Two women, who are mothers and have been sleeping in the tent with no walls since the night before the 30th of June ‘deadline’ set by anti-immigrant groups for African immigrants to leave, told Elitsha that they had to leave their homes for fear of being attacked.

Unsure they would make it to their countries of origin, they chose to remain anonymous. “I came to South Africa from Zimbabwe in 2020 looking for greener pastures but now I have to go back because of the xenophobic attacks. I was working as a live-in maid and it was my decision to leave and not my employer’s. Even if I insisted on staying, my employer was going to be in trouble with the law. I was paid R9,500 a month,” she said.
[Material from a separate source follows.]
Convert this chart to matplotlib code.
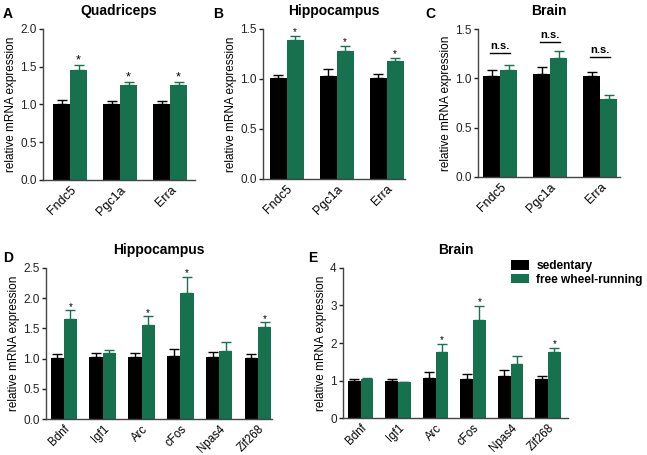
import numpy as np
import matplotlib
matplotlib.use('Agg')
import matplotlib.pyplot as plt
from matplotlib.patches import Patch

plt.rcParams['font.family'] = ['Liberation Sans', 'DejaVu Sans']

# ==================== data ====================
GENES_TOP = ['Fndc5', 'Pgc1a', 'Erra']
GENES_BOTTOM = ['Bdnf', 'Igf1', 'Arc', 'cFos', 'Npas4', 'Zif268']

# A: Quadriceps
quad_sed = [1.00, 1.00, 1.00]
quad_sed_err = [0.06, 0.05, 0.05]
quad_run = [1.46, 1.26, 1.26]
quad_run_err = [0.06, 0.04, 0.04]
quad_sig = ['*', '*', '*']

# B: Hippocampus
hip_sed = [1.01, 1.03, 1.01]
hip_sed_err = [0.03, 0.07, 0.04]
hip_run = [1.39, 1.28, 1.18]
hip_run_err = [0.04, 0.05, 0.03]
hip_sig = ['*', '*', '*']

# C: Brain
brain_sed = [1.02, 1.04, 1.02]
brain_sed_err = [0.07, 0.08, 0.05]
brain_run = [1.09, 1.21, 0.79]
brain_run_err = [0.05, 0.07, 0.04]
brain_ns_y = [1.26, 1.37, 1.22]

# D: Hippocampus (activity genes)
hip2_sed = [1.01, 1.03, 1.02, 1.05, 1.03, 1.01]
hip2_sed_err = [0.07, 0.07, 0.08, 0.11, 0.08, 0.07]
hip2_run = [1.66, 1.10, 1.55, 2.08, 1.13, 1.53]
hip2_run_err = [0.14, 0.04, 0.15, 0.27, 0.15, 0.07]
hip2_sig = ['*', '', '*', '*', '', '*']

# E: Brain (activity genes)
brain2_sed = [1.00, 1.00, 1.07, 1.04, 1.11, 1.03]
brain2_sed_err = [0.03, 0.03, 0.16, 0.13, 0.17, 0.10]
brain2_run = [1.03, 0.96, 1.77, 2.60, 1.43, 1.75]
brain2_run_err = [0.03, 0.01, 0.20, 0.39, 0.22, 0.12]
brain2_sig = ['', '', '*', '*', '', '*']

GREEN = '#17704e'
BLACK = '#000000'


def draw_panel(ax, genes, sed, sed_err, run, run_err, ylim, yticks, fmt,
               xlim, width, title, sig=None, star_size=9, xlab_size=9):
    x = np.arange(len(genes))
    ax.bar(x - width / 2, sed, width, color=BLACK)
    ax.bar(x + width / 2, run, width, color=GREEN)
    ax.errorbar(x - width / 2, sed, yerr=[np.zeros(len(sed)), sed_err],
                fmt='none', ecolor=BLACK, elinewidth=1, capsize=3.5, capthick=1)
    ax.errorbar(x + width / 2, run, yerr=[np.zeros(len(run)), run_err],
                fmt='none', ecolor=GREEN, elinewidth=1, capsize=3.5, capthick=1)
    if sig is not None:
        for i, s in enumerate(sig):
            if s:
                ax.annotate(s, (x[i] + width / 2, run[i] + run_err[i]),
                            xytext=(0, -1), textcoords='offset points',
                            ha='center', va='bottom', fontsize=star_size)
    ax.set_xlim(*xlim)
    ax.set_ylim(*ylim)
    ax.set_yticks(yticks)
    ax.set_yticklabels([fmt.format(t) for t in yticks])
    ax.set_xticks(x)
    ax.set_xticklabels(genes, rotation=45, ha='right', rotation_mode='anchor')
    ax.tick_params(axis='x', length=0, pad=3, labelsize=xlab_size)
    ax.tick_params(axis='y', length=3, width=1, pad=1.5, labelsize=8.5, colors='#222222')
    for side in ['top', 'right']:
        ax.spines[side].set_visible(False)
    for side in ['left', 'bottom']:
        ax.spines[side].set_linewidth(1)
        ax.spines[side].set_color('#444444')
    ax.set_ylabel('relative mRNA expression', fontsize=8.5, labelpad=2)
    ax.set_title(title, fontsize=10, fontweight='bold', pad=10)


fig = plt.figure(figsize=(6.47, 4.55), dpi=100)

axA = fig.add_axes([0.0665, 0.6044, 0.235, 0.332])
axB = fig.add_axes([0.4065, 0.6066, 0.2195, 0.3297])
axC = fig.add_axes([0.7388, 0.6110, 0.2195, 0.3250])
axD = fig.add_axes([0.0711, 0.0791, 0.3493, 0.3320])
axE = fig.add_axes([0.5300, 0.0813, 0.3478, 0.3297])

draw_panel(axA, GENES_TOP, quad_sed, quad_sed_err, quad_run, quad_run_err,
           (0, 2.0), [0, 0.5, 1.0, 1.5, 2.0], '{:.1f}', (-0.54, 2.5), 0.34,
           'Quadriceps', quad_sig, star_size=9)
draw_panel(axB, GENES_TOP, hip_sed, hip_sed_err, hip_run, hip_run_err,
           (0, 1.5), [0, 0.5, 1.0, 1.5], '{:.1f}', (-0.47, 2.37), 0.34,
           'Hippocampus', hip_sig, star_size=7)
draw_panel(axC, GENES_TOP, brain_sed, brain_sed_err, brain_run, brain_run_err,
           (0, 1.5), [0, 0.5, 1.0, 1.5], '{:.1f}', (-0.44, 2.4), 0.34,
           'Brain')
draw_panel(axD, GENES_BOTTOM, hip2_sed, hip2_sed_err, hip2_run, hip2_run_err,
           (0, 2.5), [0, 0.5, 1.0, 1.5, 2.0, 2.5], '{:.1f}', (-0.46, 5.36), 0.34,
           'Hippocampus', hip2_sig, star_size=7, xlab_size=8.3)
draw_panel(axE, GENES_BOTTOM, brain2_sed, brain2_sed_err, brain2_run, brain2_run_err,
           (0, 4), [0, 1, 2, 3, 4], '{:.0f}', (-0.47, 5.53), 0.34,
           'Brain', brain2_sig, star_size=7, xlab_size=8.3)

# n.s. brackets on panel C
for i, yv in enumerate(brain_ns_y):
    axC.plot([i - 0.2, i + 0.2], [yv, yv], color=BLACK, lw=1)
    axC.text(i, yv + 0.02, 'n.s.', ha='center', va='bottom', fontsize=8,
             fontweight='bold')

# panel letters (figure coords)
for letter, (lx, ly) in {'A': (3, 14), 'B': (213, 14), 'C': (425, 14),
                         'D': (3, 258), 'E': (308, 258)}.items():
    fig.text(lx / 647, 1 - ly / 455, letter, fontsize=10, fontweight='bold',
             ha='left', va='center')

# legend
handles = [Patch(facecolor=BLACK, label='sedentary'),
           Patch(facecolor=GREEN, label='free wheel-running')]
fig.legend(handles=handles, loc='upper left', bbox_to_anchor=(0.79, 0.428),
           frameon=False, prop={'weight': 'bold', 'size': 8.6},
           handlelength=1.5, handleheight=0.9, handletextpad=0.6,
           labelspacing=0.1, borderaxespad=0, borderpad=0)

fig.savefig('out.png', dpi=100)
Another woman, who worked as a farmworker on an orange and naartjie farm, said that she has not been sleeping since Sunday as her child cries the whole night. “We got paid by the number of bags one filled a day. You get paid R3.00 a bag and based on that I was paid R250 a day,” she said.

A mother and child sorting damp clothes outside the Home Affairs Repatriation Centre in Cape Town on Tuesday.

According to Ncube, there are seven buses that are supposed to leave for Musina on Friday. The Zimbabwean consulate has been given until Friday to find alternative accommodation for those who are still to be processed. “What we are told is that there is lack of co-ordination at the Beit Bridge border as people are turned back to be processed in Musina again,” he said.